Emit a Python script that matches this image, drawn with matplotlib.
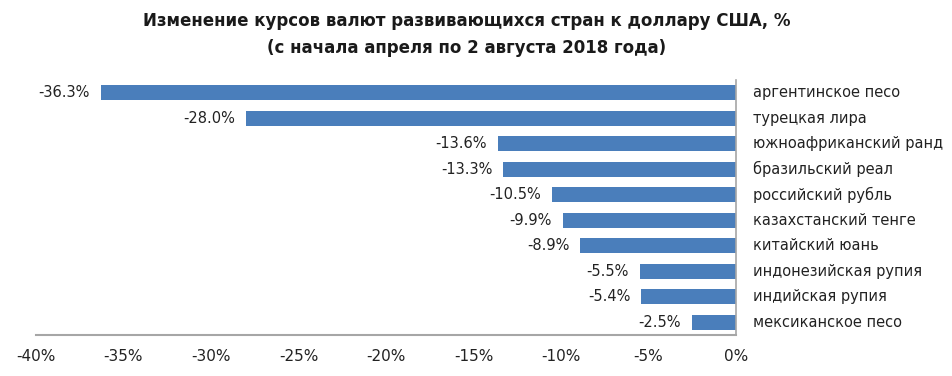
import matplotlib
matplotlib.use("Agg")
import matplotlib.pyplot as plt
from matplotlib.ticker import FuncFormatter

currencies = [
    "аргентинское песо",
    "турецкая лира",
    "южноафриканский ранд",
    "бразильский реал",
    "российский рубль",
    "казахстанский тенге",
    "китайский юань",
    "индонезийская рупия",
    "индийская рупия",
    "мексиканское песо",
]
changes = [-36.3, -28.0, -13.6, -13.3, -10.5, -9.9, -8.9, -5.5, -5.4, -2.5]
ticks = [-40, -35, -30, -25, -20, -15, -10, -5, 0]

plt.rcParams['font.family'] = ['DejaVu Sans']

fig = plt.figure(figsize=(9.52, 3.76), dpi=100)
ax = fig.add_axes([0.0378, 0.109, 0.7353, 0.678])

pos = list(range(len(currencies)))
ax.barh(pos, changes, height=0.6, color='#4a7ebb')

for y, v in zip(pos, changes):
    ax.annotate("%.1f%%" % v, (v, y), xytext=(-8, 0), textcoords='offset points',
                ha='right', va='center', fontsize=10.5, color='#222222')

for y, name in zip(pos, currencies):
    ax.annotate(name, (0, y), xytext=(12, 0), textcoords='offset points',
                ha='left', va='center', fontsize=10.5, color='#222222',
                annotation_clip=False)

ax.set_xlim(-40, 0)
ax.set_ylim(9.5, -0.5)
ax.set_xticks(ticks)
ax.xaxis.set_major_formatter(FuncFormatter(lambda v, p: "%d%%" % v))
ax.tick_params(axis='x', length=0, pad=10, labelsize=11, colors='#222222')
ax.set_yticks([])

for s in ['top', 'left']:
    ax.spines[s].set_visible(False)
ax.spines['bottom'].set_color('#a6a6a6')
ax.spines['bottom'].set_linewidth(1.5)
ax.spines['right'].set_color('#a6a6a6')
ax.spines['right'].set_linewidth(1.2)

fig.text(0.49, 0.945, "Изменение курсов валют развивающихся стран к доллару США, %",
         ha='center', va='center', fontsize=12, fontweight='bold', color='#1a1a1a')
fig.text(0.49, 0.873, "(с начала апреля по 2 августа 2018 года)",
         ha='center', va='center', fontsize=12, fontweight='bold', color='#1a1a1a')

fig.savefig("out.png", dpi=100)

━━━━━━━━━━━━━━━━

Given instruction: Give again, exactly, the lines from the start of the data through the one holding "ax.spines['right'].set_linewidth(1.2)"; omit the pictures.

Completed task:
Emit a Python script that matches this image, drawn with matplotlib.
import matplotlib
matplotlib.use("Agg")
import matplotlib.pyplot as plt
from matplotlib.ticker import FuncFormatter

currencies = [
    "аргентинское песо",
    "турецкая лира",
    "южноафриканский ранд",
    "бразильский реал",
    "российский рубль",
    "казахстанский тенге",
    "китайский юань",
    "индонезийская рупия",
    "индийская рупия",
    "мексиканское песо",
]
changes = [-36.3, -28.0, -13.6, -13.3, -10.5, -9.9, -8.9, -5.5, -5.4, -2.5]
ticks = [-40, -35, -30, -25, -20, -15, -10, -5, 0]

plt.rcParams['font.family'] = ['DejaVu Sans']

fig = plt.figure(figsize=(9.52, 3.76), dpi=100)
ax = fig.add_axes([0.0378, 0.109, 0.7353, 0.678])

pos = list(range(len(currencies)))
ax.barh(pos, changes, height=0.6, color='#4a7ebb')

for y, v in zip(pos, changes):
    ax.annotate("%.1f%%" % v, (v, y), xytext=(-8, 0), textcoords='offset points',
                ha='right', va='center', fontsize=10.5, color='#222222')

for y, name in zip(pos, currencies):
    ax.annotate(name, (0, y), xytext=(12, 0), textcoords='offset points',
                ha='left', va='center', fontsize=10.5, color='#222222',
                annotation_clip=False)

ax.set_xlim(-40, 0)
ax.set_ylim(9.5, -0.5)
ax.set_xticks(ticks)
ax.xaxis.set_major_formatter(FuncFormatter(lambda v, p: "%d%%" % v))
ax.tick_params(axis='x', length=0, pad=10, labelsize=11, colors='#222222')
ax.set_yticks([])

for s in ['top', 'left']:
    ax.spines[s].set_visible(False)
ax.spines['bottom'].set_color('#a6a6a6')
ax.spines['bottom'].set_linewidth(1.5)
ax.spines['right'].set_color('#a6a6a6')
ax.spines['right'].set_linewidth(1.2)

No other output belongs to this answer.